The old auteur debate has nothing on the problem of authorship (or, if you will, “artistship”) in video games, because instead of just debating whether Ken Levine did (or should) have complete control over, and should get all the credit for, Bioshock, there arises in the case of video games the question of whether the player has a role in the creation of the art.

The foundation of the debate remains the same, though—the notion, espoused by some, that true beauty (or artistry, or profundity, or whatever else you like to find in your aesthetic experiences) can arise only when a single composer (let’s use that word instead of “author” and “artist”) has the opportunity to communicate his ideas to his audience through the medium of a work of creative production (call it “art,” if you want). If the audience is somehow able to change the composition of the work, according to this model, the composer’s ideas may not be communicated as they should be, and true beauty may not arise.

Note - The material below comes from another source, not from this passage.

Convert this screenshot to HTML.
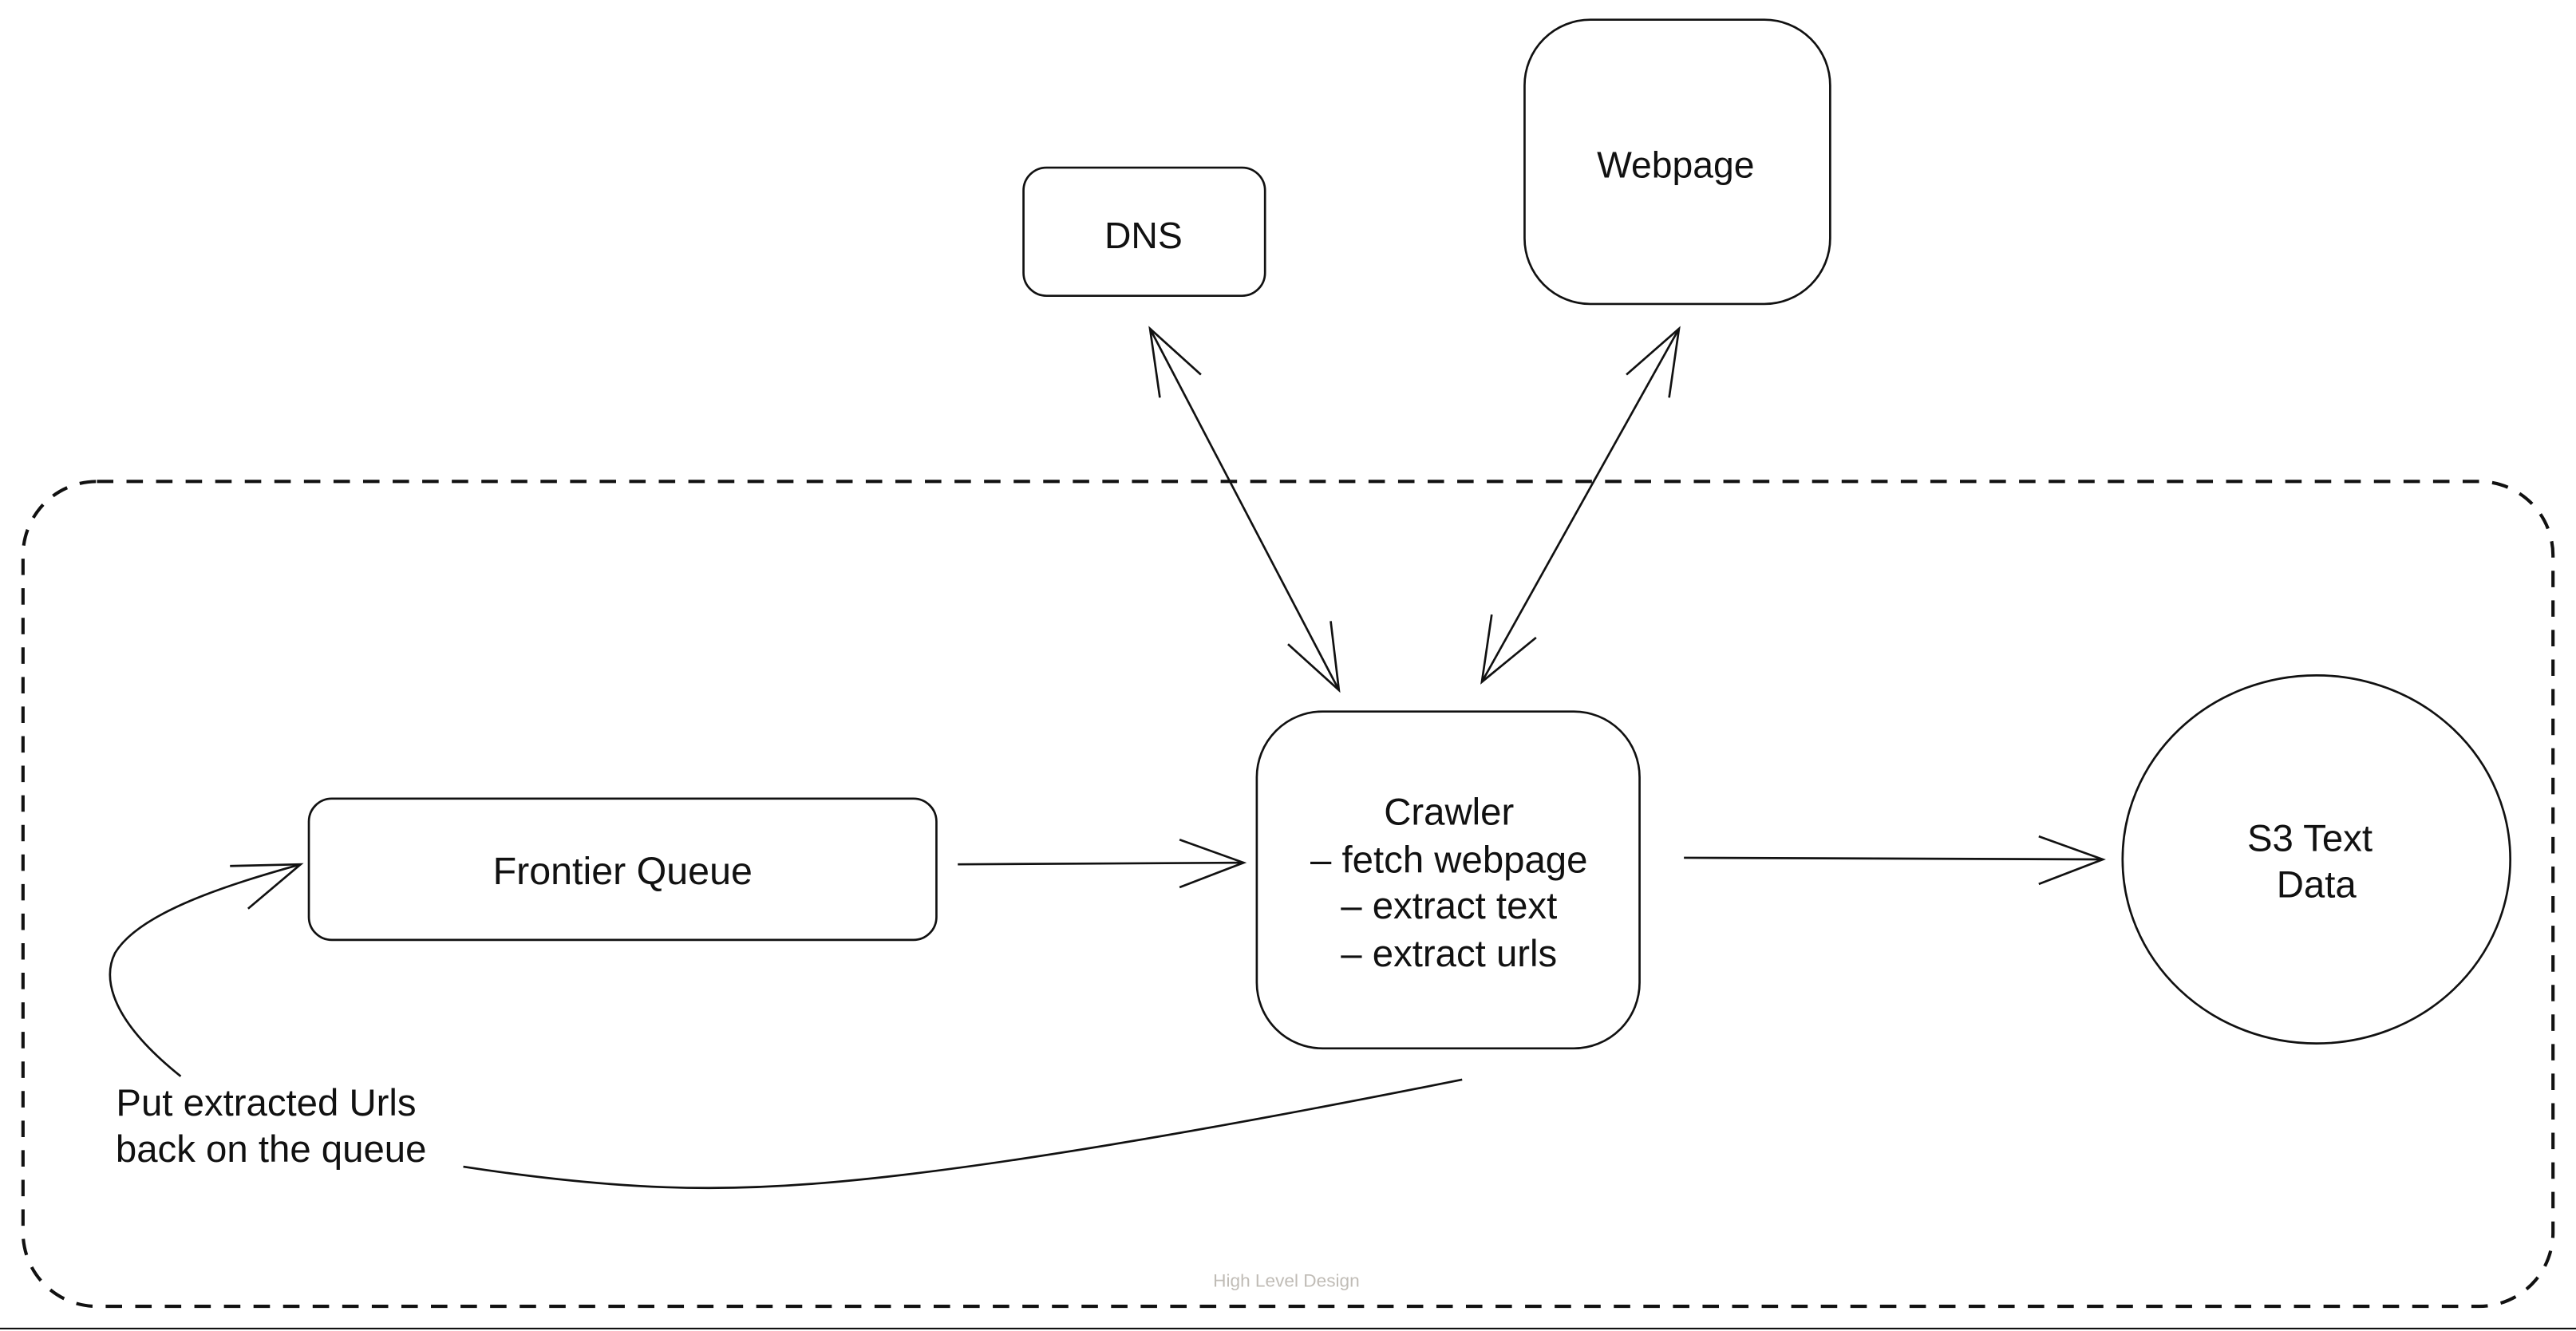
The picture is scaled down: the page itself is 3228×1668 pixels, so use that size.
<!DOCTYPE html>
<html><head><meta charset="utf-8"><style>
html,body{margin:0;padding:0;background:#fff;}
svg{display:block;}
text{font-family:"Liberation Sans",sans-serif;fill:#111;}
</style></head><body>
<svg width="3228" height="1668" viewBox="0 0 1568 810" preserveAspectRatio="none">
<g fill="none" stroke="#111" stroke-width="1.3">
<rect x="14" y="293" width="1540" height="502" rx="45" stroke-dasharray="10 8" stroke-width="2"/>
<rect x="623" y="102" width="147" height="78" rx="14"/>
<rect x="928" y="12" width="186" height="173" rx="40"/>
<rect x="188" y="486" width="382" height="86" rx="14"/>
<rect x="765" y="433" width="233" height="205" rx="40"/>
<ellipse cx="1410" cy="523" rx="118" ry="112"/>
<line x1="700" y1="200" x2="815" y2="420"/>
<polyline points="731,228 700,200 706,242"/>
<polyline points="784,392 815,420 810,378"/>
<line x1="1022" y1="200" x2="902" y2="415"/>
<polyline points="990,228 1022,200 1016,242"/>
<polyline points="935,388 902,415 908,374"/>
<line x1="583" y1="526" x2="757" y2="525"/>
<polyline points="718,511 757,525 718,540"/>
<line x1="1025" y1="522" x2="1280" y2="523"/>
<polyline points="1241,509 1280,523 1241,538"/>
<path d="M110,655 C60,615 65,590 70,580 C85,555 140,538 183,526"/>
<polyline points="140,527 183,526 151,553"/>
<path d="M282,710 C380,725 440,725 500,720 C600,712 750,685 890,657"/>
</g>
<text x="696" y="151" font-size="22.5" text-anchor="middle">DNS</text>
<text x="1020" y="108" font-size="22.5" text-anchor="middle">Webpage</text>
<text x="379" y="538" font-size="23.5" text-anchor="middle">Frontier Queue</text>
<g font-size="23" text-anchor="middle">
<text x="882" y="502">Crawler</text>
<text x="882" y="531">– fetch webpage</text>
<text x="882" y="559">– extract text</text>
<text x="882" y="588">– extract urls</text>
<text x="1406" y="518">S3 Text</text>
<text x="1410" y="546">Data</text>
<text x="162" y="679">Put extracted Urls</text>
<text x="165" y="707">back on the queue</text>
</g>
<text x="783" y="783" font-size="11" text-anchor="middle" style="fill:#c0bcb6">High Level Design</text>
<line x1="0" y1="808.5" x2="1568" y2="808.5" stroke="#111" stroke-width="1"/>
</svg>
</body></html>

I find that notion to be an interesting fiction—a fiction that can be very helpful both for a composer and for an audience from time to time. I don’t think there can be any doubt that great works of art have emerged from it.

But I would maintain very strongly that it is a fiction for all that. Composers have decisive effects on the interpretation of their works, but audience members have even more decisive effects, because they’re the ones who get to say what it meant to them and to their communities. (There are theoretical ways to talk about this topic, above all the century-old idea of the “intentional fallacy,” but there’s no need to bring them in to understand the matter.)

And when we contemplate much more complex, and much livelier, models of composition like ancient epic and video game, I think we see that trying to make the composer a controller of ultimate meaning, and to base one’s standard of beauty and profundity around that control, is unlikely to produce art that takes advantages of those models’ unique affordances. It seems to me, that is, that trying to argue that the best aesthetic experiences to be had in games come about through a conventional idea of authorship makes games into (weak?) imitations of written forms like novel.

Here’s another place where I strongly believe a comparison with ancient forms like epic and tragedy can be really helpful. Particpatory art can probably be forced to produce the same kind of deep meaning to be found in non-particpatory art, but I’m of the opinion that it realizes its potential more greatly, and does more for us and our civilization, when composers embrace the opportunity to allow players to participate in the creation of the art.

I think, actually, that that’s what Ken Levine did in Bioshock, because the moment of having to kill Andrew Ryan makes sense only in contrast to the interactivity the player has been allowed to enjoy elsewhere in the game, which in turn creates (in my opinion) a deep meaning that exists between the individual player’s individual choices and the composer’s control.

To make an analogy back to ancient epic one more time, Ken Levine's contribution is mostly like the pre-existing, immutable (though in actual fact slowly-changing-over-time) mythic story, while the player is mostly like the bard (and also like the audience, but we’ll talk about that some time down the road). The analogy is not exact, and that's one of the reasons I find it so exciting, because it means there's a lot of work still to be done. Game developers clearly get to do a lot of the work of the bard as well, in creating the game world and in defining certain crucial apsects of the interaction. But it’s in the interaction itself that I think some of the most profund (and the less profound) meanings of ancient epic arose, like the (non) Choice of Achilles, and will arise also in video games.

Is this the only way for epic, or games, to achieve true beauty? Of course not. It’s a pretty cool way, in my opinion, though. All of which leads to an answer I would propose to Corvus’s question to what extent a video game designer should exert control over his or her game—to whatever extent the designer wants, recognizing that the ultimate meaning of the designer’s work is always already out of his or her hands.